Unsafe Water Has Plagued California Town For Years

Sara Jerome

By Sara Jerome,
@sarmje

Is the woefully contaminated water system in Seville, CA, on the brink of major change?

“The state has come up with $5 million to rebuild the piping system this year, and there are plans to get healthier drinking water. This might be the year that people can stop buying bottled water in Seville,” The Fresno Bee recently reported.

Meanwhile, communities are ironing out “legal details on the governing agency to run the water treatment plant, hoping to complete the work and get all the communities on board by late February or March. If all goes well, the plant could be operating by 2020, which is still three years away,” the report said.

Still, years of disappointment mean locals have reason to temper their optimism.

“A decade after the fight began to clean up the water system, it still is risky to drink tap water in this farmworker community. About 500 residents still are waiting to get what most Californians take for granted — a safe drink of water from the tap,” the report said.

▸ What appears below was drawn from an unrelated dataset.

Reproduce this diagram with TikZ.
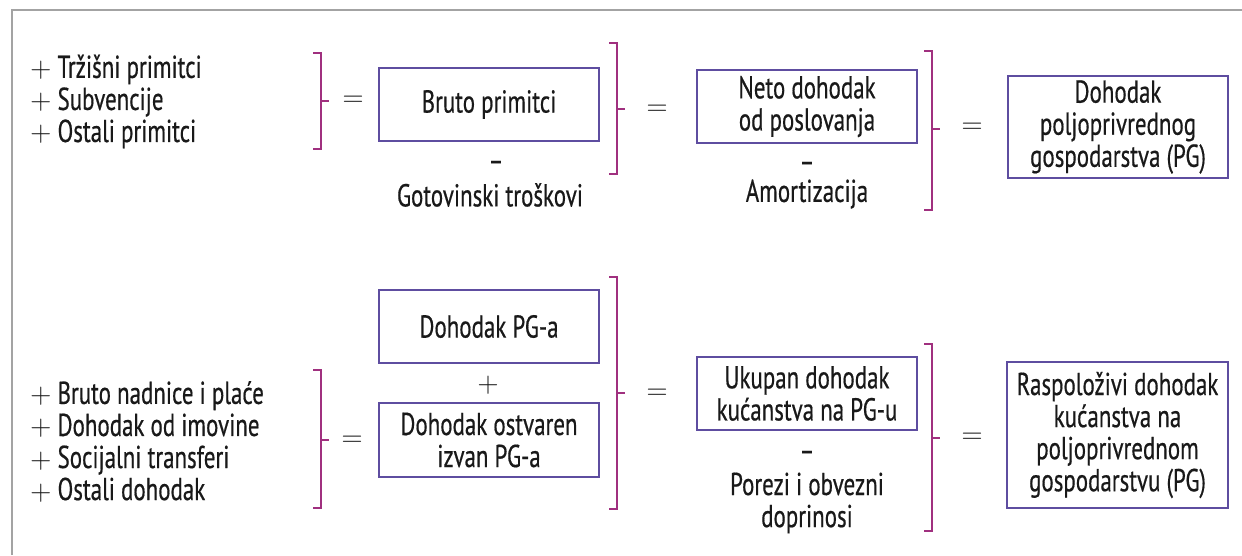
\documentclass[tikz,border=0pt]{standalone}
\usepackage{fontspec}
\setmainfont{PT Sans}[FakeStretch=0.725, FakeBold=0.5]
\usetikzlibrary{positioning}
\definecolor{brk}{HTML}{A0307F}
\definecolor{boxline}{HTML}{5E4DA0}
\definecolor{framegray}{HTML}{A3A3A3}
\tikzset{every node/.style={font=\fontsize{22.5}{22.8}\selectfont, text=black!90, align=center}}
\tikzset{incbox/.style={draw=boxline, line width=1.2pt, inner sep=0pt}}
\tikzset{opsign/.style={font=\fontsize{20}{20}\selectfont}}
\tikzset{minus/.style={inner sep=0pt}}
\newcommand{\lplus}{{\fontsize{20}{20}\selectfont$+$}\hspace{4.5pt}}
\newcommand{\brkt}[4]{%
	\draw[brk, line width=1.6pt] (#1-8,#2) -- (#1,#2) -- (#1,#3) -- (#1-8,#3);
	\draw[brk, line width=1.6pt] (#1,#4) -- (#1+8,#4);
}

\begin{document}
\begin{tikzpicture}[x=0.025cm, y=-0.025cm, line cap=butt, line join=miter]
	\useasboundingbox (0,0) rectangle (1242,555);
	
	% Frame
	\draw[framegray, line width=1.4pt] (12,555) -- (12,10) -- (1242,10);
	
	% Top row
	\node[anchor=west, align=left, inner sep=0pt] (primitci) at (30,101.5) {\lplus Tržišni primitci\\\lplus Subvencije\\\lplus Ostali primitci};
	\brkt{321}{53}{149}{101}
	\node[opsign] (eqa) at (353,101) {$=$};
	\node[incbox, minimum width=5.5cm, minimum height=1.825cm] (bruto) at (489,104.5) {Bruto primitci};
	\node[minus] (mina) at (496,166) {–};
	\node (gotov) at (490,195) {Gotovinski troškovi};
	\brkt{617}{43}{174}{109}
	\node[opsign] (eqb) at (657,110) {$=$};
	\node[incbox, minimum width=5.5cm, minimum height=1.825cm] (neto) at (807,106.5) {Neto dohodak\\od poslovanja};
	\node[minus] (minb) at (807,167) {–};
	\node (amort) at (807,194) {Amortizacija};
	\brkt{932}{51}{210}{129}
	\node[opsign] (eqc) at (972,128) {$=$};
	\node[incbox, minimum width=5.5cm, minimum height=2.55cm] (dohpg) at (1118,127) {Dohodak\\poljoprivrednog\\gospodarstva (PG)};
	
	% Bottom row
	\node[anchor=west, align=left, inner sep=0pt] (dohodci) at (30,441.5) {\lplus Bruto nadnice i plaće\\\lplus Dohodak od imovine\\\lplus Socijalni transferi\\\lplus Ostali dohodak};
	\brkt{321}{370}{508}{440}
	\node[opsign] (eqd) at (352,441) {$=$};
	\node[incbox, minimum width=5.5cm, minimum height=1.825cm] (dohpga) at (489,326.5) {Dohodak PG-a};
	\node[opsign] (plus) at (488,385) {$+$};
	\node[incbox, minimum width=5.5cm, minimum height=1.85cm] (izvan) at (489,440) {Dohodak ostvaren\\izvan PG-a};
	\brkt{617}{277}{509}{393}
	\node[opsign] (eqe) at (657,394) {$=$};
	\node[incbox, minimum width=5.5cm, minimum height=1.825cm] (ukupan) at (807,393.5) {Ukupan dohodak\\kućanstva na PG-u};
	\node[minus] (minc) at (807,456) {–};
	\node (porezi) at (807,503) {Porezi i obvezni\\doprinosi};
	\brkt{932}{344}{531}{438}
	\node[opsign] (eqf) at (972,438) {$=$};
	\node[incbox, minimum width=5.525cm, minimum height=3.65cm] (raspol) at (1117.5,435) {Raspoloživi dohodak\\kućanstva na\\poljoprivrednom\\gospodarstvu (PG)};
\end{tikzpicture}
\end{document}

“Activists and advocates privately fear problems with state funding bureaucracies and local political problems will stall California’s effort to make communities less risky places to live. Delays have not been unusual in the drinking water cleanups,” the report continued.

The origin of the contamination in this agricultural region of California is nitrate pollution, according to the report.

“The eight-county San Joaquin Valley has some of the most contaminated aquifers in the nation: 92 drinking water systems in the San Joaquin Valley had a well with nitrate levels above the legal limit from 2005 to 2008, potentially affecting the water quality of approximately 1.3 million residents. In addition to public water systems, the State Water Board sampled 181 domestic wells in Tulare County in 2006 and found that 40 percent of those tested had nitrate levels above the legal limit,” according to an analysis by the Pacific Institute, a water think tank.

One hopeful sign is that “the state is working on a nitrate cleanup approach, which may include fees on farmers to help pay not only for the cleanup but possibly to help small towns,” The Fresno Bee reported.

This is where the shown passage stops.